RFA Ethanol Podcast

Future Pork at the Expo

Cindy Zimmerman

From the whole hog on down to the pork bellies, there’s tons of pork served each year at World Pork Expo, but there’s also plenty of future pork on the hoof around as well.

The annual WPX Junior National show features young people, who might possibly one day be pork producers, and young hogs, who very likely will one day be pork. And it’s a beautiful thing! You can see some photos of the champions and a list of all the winners in each category on the National Swine Registry website and on the NSR blog.

The gestation stall issue was a shadow hanging over the expo this year, just the latest in attacks against the pork industry totally led by HSUS, which even tweeted under the #NPPCWPX hash tag this week – “It’s time the pork industry make plans for getting rid of gestation crates. Pigs & farmers both deserve better.”

If it were up to HSUS, there would probably be no Junior National, or any Pork Expo, for that matter. Reporter Sandhya Dirks of Iowa Public Radio did a story today titled “Is the Agriculture Industry Being Bullied?” about an aspiring young livestock producer who feels he may not have a future in the industry because of HSUS. In an interview with the reporter, HSUS president Wayne Pacelle denies that he wants to eliminate animal agriculture, but then goes on to compare livestock farming to slavery.

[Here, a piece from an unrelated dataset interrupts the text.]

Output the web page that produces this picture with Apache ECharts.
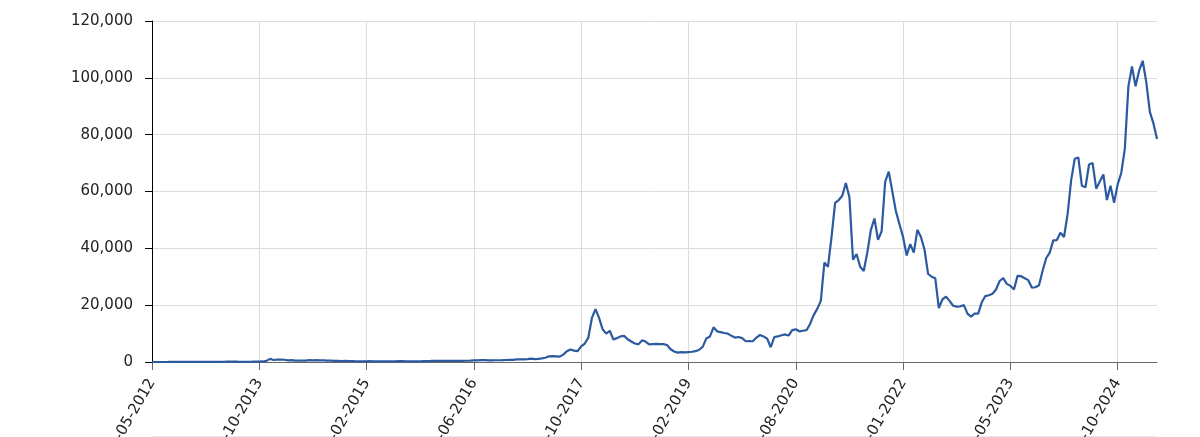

“Who’s really the bully when people are taking advantage of animals?” Pacelle says, adding that he doesn’t think the differences between animal rights activists and animal agriculture one of those things where “the truth is in the middle.” “I don’t think the truth was in the middle when our nation fought about child labor or slavery,” he said.

Pacelle also accuses the aspiring producer of adopting “the party line” and predicting that the young man’s attitudes will be totally different in five years, “because there’s no future in holding the line on confinement crates.” Sounds like a threat to me.

The young people who raise livestock for shows pamper those animals and often become very attached to them, but they know very well that they will someday be food on someone’s table. I’m reminded of a line from a very funny video from a British TV program that shows vegetarianism from the other point of view – “Pigs are expensive, pink and annoying – they’re also delicious.”